Incarcérés, certes, mais pas dénués de droits. Les détenus souffrent de problèmes de santé comme la population générale. Leur prise en charge, en revanche, laisse à désirer. Malgré une tentative d’amélioration en 1994, l’accès aux soins reste inégal et lacunaire. Le bilan, dressé ce 19 juillet par l’Inspection générale des affaires sociales (Igas), n’est pas tendre à l’égard des soins pénitentiaires.
7 fois plus de suicides
En 2015, 66 270 personnes étaient incarcérées dans les 188 établissements de France. Leur santé, physique et mentale, est largement moins bonne que celle des personnes non condamnées : hépatite B et VIH y sont quatre fois plus présents. Le taux de suicides, lui, est sept fois supérieur à la moyenne générale.
Face à cette exigence de soins, deux plans ont été introduits en milieu carcéral. En 1994, le droit commun s’impose aussi aux détenus, qui ont donc les mêmes droits que le reste de la population. Depuis 2010, des unités sanitaires sont implantées dans les établissements pénitentiaires.
Deux mesures qui ont permis de doubler les effectifs de professionnels de santé disponibles dans ces lieux sur la période 1997-2013. Mais de nombreux postes dits « budgétés », c’est-à-dire dont le financement est prévu, ne sont pas pourvus : du côté des spécialistes, ce sont 22 % contre 15 % du côté des psychiatres.
Les problèmes de démographie médicale, déjà observés dans la vie civile, s’ajoutent au manque d’attractivité des carrières en prison. « Au regard de ces difficultés, la développement de la médecine en milieu carcéral est nécessaire et pertinent mais ne saurait être qu’une modalité complémentaire d’accès aux soins », jugent les rapporteurs.
Plus de prévention
En fait, tous les établissements pénitentiaires sont concernés par des lacunes d’organisation dans la permanence des soins, censée assurer l’accès à une prise en charge à tout moment. Sans compter que les pratiques sont pour le moins disparates : « La mission a constaté des pratiques et un niveau de collaboration très différenciés suivant les régions et les établissements », relèvent les auteurs.

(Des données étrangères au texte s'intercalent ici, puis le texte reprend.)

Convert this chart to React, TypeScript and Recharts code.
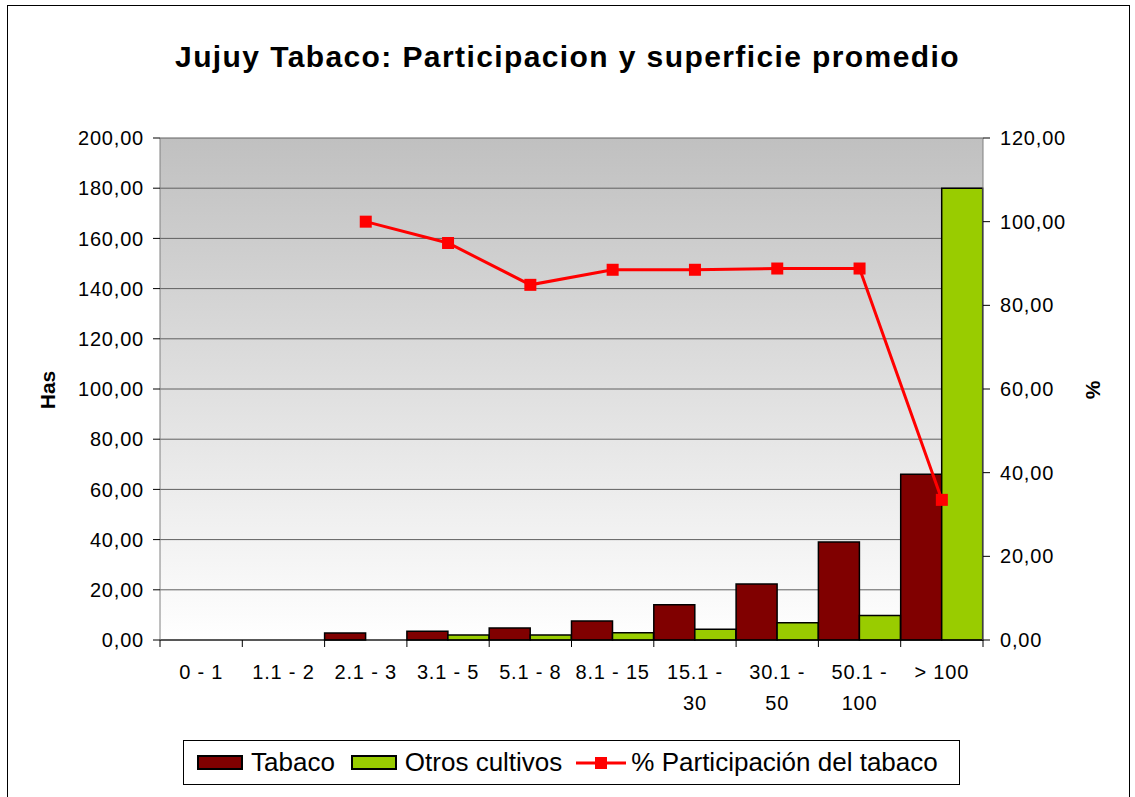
import React from "react";
import {
  Bar,
  CartesianGrid,
  ComposedChart,
  Line,
  XAxis,
  YAxis,
} from "recharts";

const categories = [
  "0 - 1",
  "1.1 - 2",
  "2.1 - 3",
  "3.1 - 5",
  "5.1 - 8",
  "8.1 - 15",
  "15.1 - 30",
  "30.1 - 50",
  "50.1 - 100",
  "> 100",
];
const tabaco = [0, 0, 2.8, 3.5, 4.8, 7.6, 14.0, 22.3, 39.0, 66.0];
const otros = [0, 0, 0, 2.0, 2.0, 2.9, 4.3, 6.9, 9.8, 180.0];
const participacion = [null, null, 100.0, 94.9, 84.9, 88.5, 88.5, 88.8, 88.8, 33.5];
const leftTicks = [0, 20, 40, 60, 80, 100, 120, 140, 160, 180, 200];
const rightTicks = [0, 20, 40, 60, 80, 100, 120];

const data = categories.map((c, i) => ({
  cat: c,
  tabaco: tabaco[i],
  otros: otros[i],
  pct: participacion[i],
}));

const W = 1135;
const H = 797;
const PLOT_LEFT = 160;
const PLOT_RIGHT = 983;
const PLOT_BOTTOM = 640;
const BAND = (PLOT_RIGHT - PLOT_LEFT) / categories.length;
const FONT = "'Liberation Sans', Arial, sans-serif";

const fmt = (v: number) => v.toFixed(2).replace(".", ",");

const XTick = (props: any) => {
  const { x, payload, index } = props;
  const label: string = payload.value;
  const lines =
    label.length > 8 ? [label.slice(0, label.indexOf("-") + 1), label.slice(label.indexOf("-") + 2)] : [label];
  const left = x - BAND / 2;
  return (
    <g>
      <line x1={left} x2={left} y1={PLOT_BOTTOM} y2={PLOT_BOTTOM + 7} stroke="#000" />
      {index === categories.length - 1 && (
        <line x1={x + BAND / 2} x2={x + BAND / 2} y1={PLOT_BOTTOM} y2={PLOT_BOTTOM + 7} stroke="#000" />
      )}
      {lines.map((l, i) => (
        <text
          key={i}
          x={x}
          y={PLOT_BOTTOM + 39 + i * 31}
          textAnchor="middle"
          fontSize={20}
          letterSpacing={0.8}
          fontFamily={FONT}
          fill="#000"
        >
          {l}
        </text>
      ))}
    </g>
  );
};

const SquareDot = (props: any) => {
  const { cx, cy } = props;
  if (cx == null || cy == null) return null;
  return <rect x={cx - 6} y={cy - 6} width={12} height={12} fill="#ff0000" />;
};

export default function App() {
  return (
    <div style={{ position: "absolute", left: 0, top: 0, width: W, height: H, background: "#fff", overflow: "hidden" }}>
      <svg width={0} height={0} style={{ position: "absolute" }}>
        <defs>
          <linearGradient id="plotBg" x1="0" y1="0" x2="0" y2="1">
            <stop offset="0%" stopColor="#c0c0c0" />
            <stop offset="100%" stopColor="#ffffff" />
          </linearGradient>
        </defs>
      </svg>
      <div
        style={{
          position: "absolute",
          left: 7,
          top: 5,
          width: 1123,
          height: 800,
          border: "1px solid #000",
          boxSizing: "border-box",
        }}
      />
      <ComposedChart
        width={W}
        height={H}
        data={data}
        margin={{ top: 138, right: 72, bottom: 77, left: 20 }}
        barGap={0}
        barCategoryGap={0}
      >
        <CartesianGrid vertical={false} stroke="#606060" fill="url(#plotBg)" fillOpacity={1} yAxisId="left" />
        <XAxis
          dataKey="cat"
          height={80}
          tickLine={false}
          axisLine={{ stroke: "#000" }}
          interval={0}
          tick={<XTick />}
        />
        <YAxis
          yAxisId="left"
          width={140}
          domain={[0, 200]}
          ticks={leftTicks}
          tickFormatter={fmt}
          tickSize={7}
          tickMargin={9}
          axisLine={{ stroke: "#808080" }}
          tickLine={{ stroke: "#000" }}
          tick={{ fill: "#000", fontSize: 20, fontFamily: FONT, letterSpacing: 0.8 }}
        />
        <YAxis
          yAxisId="right"
          orientation="right"
          width={80}
          domain={[0, 120]}
          ticks={rightTicks}
          tickFormatter={fmt}
          tickSize={7}
          tickMargin={10}
          axisLine={{ stroke: "#808080" }}
          tickLine={{ stroke: "#000" }}
          tick={{ fill: "#000", fontSize: 20, fontFamily: FONT, letterSpacing: 0.8, textAnchor: "start" }}
        />
        <Bar
          yAxisId="left"
          dataKey="tabaco"
          fill="#800000"
          stroke="#000"
          strokeWidth={1.5}
          isAnimationActive={false}
        />
        <Bar
          yAxisId="left"
          dataKey="otros"
          fill="#99cc00"
          stroke="#000"
          strokeWidth={1.5}
          isAnimationActive={false}
        />
        <Line
          yAxisId="right"
          dataKey="pct"
          stroke="#ff0000"
          strokeWidth={3}
          dot={<SquareDot />}
          activeDot={false}
          isAnimationActive={false}
        />
      </ComposedChart>
      <div
        style={{
          position: "absolute",
          left: 0,
          width: W,
          top: 37,
          textAlign: "center",
          fontFamily: FONT,
          fontWeight: "bold",
          fontSize: 30,
          letterSpacing: 1.4,
          lineHeight: "40px",
          color: "#000",
        }}
      >
        Jujuy Tabaco: Participacion y superficie promedio
      </div>
      <div
        style={{
          position: "absolute",
          left: 48,
          top: 390,
          transform: "translate(-50%, -50%) rotate(-90deg)",
          fontFamily: FONT,
          fontWeight: "bold",
          fontSize: 21,
        }}
      >
        Has
      </div>
      <div
        style={{
          position: "absolute",
          left: 1093,
          top: 390,
          transform: "translate(-50%, -50%) rotate(-90deg)",
          fontFamily: FONT,
          fontWeight: "bold",
          fontSize: 21,
        }}
      >
        %
      </div>
      <div
        style={{
          position: "absolute",
          left: 183,
          top: 740,
          width: 777,
          height: 45,
          border: "1px solid #000",
          boxSizing: "border-box",
          background: "#fff",
          display: "flex",
          alignItems: "center",
          paddingLeft: 13,
          fontFamily: FONT,
          fontSize: 26,
          color: "#000",
          whiteSpace: "nowrap",
        }}
      >
        <span style={{ width: 46, height: 15, background: "#800000", border: "2px solid #000", boxSizing: "border-box" }} />
        <span style={{ marginLeft: 8, marginRight: 16 }}>Tabaco</span>
        <span style={{ width: 46, height: 15, background: "#99cc00", border: "2px solid #000", boxSizing: "border-box" }} />
        <span style={{ marginLeft: 8, marginRight: 14 }}>Otros cultivos</span>
        <svg width={50} height={20}>
          <line x1={0} x2={50} y1={10} y2={10} stroke="#ff0000" strokeWidth={3} />
          <rect x={19} y={4} width={12} height={12} fill="#ff0000" />
        </svg>
        <span style={{ marginLeft: 5 }}>% Participación del tabaco</span>
      </div>
    </div>
  );
}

Ils préconisent donc plusieurs améliorations, s’appuyant sur le plan développé entre 2010 et 2014. En leur cœur se situe la délicate thématique de la prévention : éducation à la santé, prévention des maladies non transmissibles et du suicide sont autant de domaines où la prise en charge est défaillante, voire absente. De fait, sur les 10 premiers mois de l’année 2015, 91 suicides ont eu lieu dans l’enceinte des prisons françaises.
Les rapporteurs souhaitent aussi réduire les risques liés aux addictions et développer les cellules non-fumeurs. D’autres axes doivent s’ajouter aux programmes existants, concluent-ils : la protection sociale est à refonder totalement et l’accès aux soins hors détention doit se développer, via l’extraction et l’aménagement des peines pour motifs médicaux. Ils plaident aussi en faveur d’une meilleure lisibilité de l’offre de soins, dont le financement est jugé trop complexe. Ces nombreux problèmes sont récurrents et leur résolution est mal engagée : un rapport d'Human Rights Watch et un bilan de la Contrôleure générale des lieux de détention ont également pointé les défauts français dans ce secteur.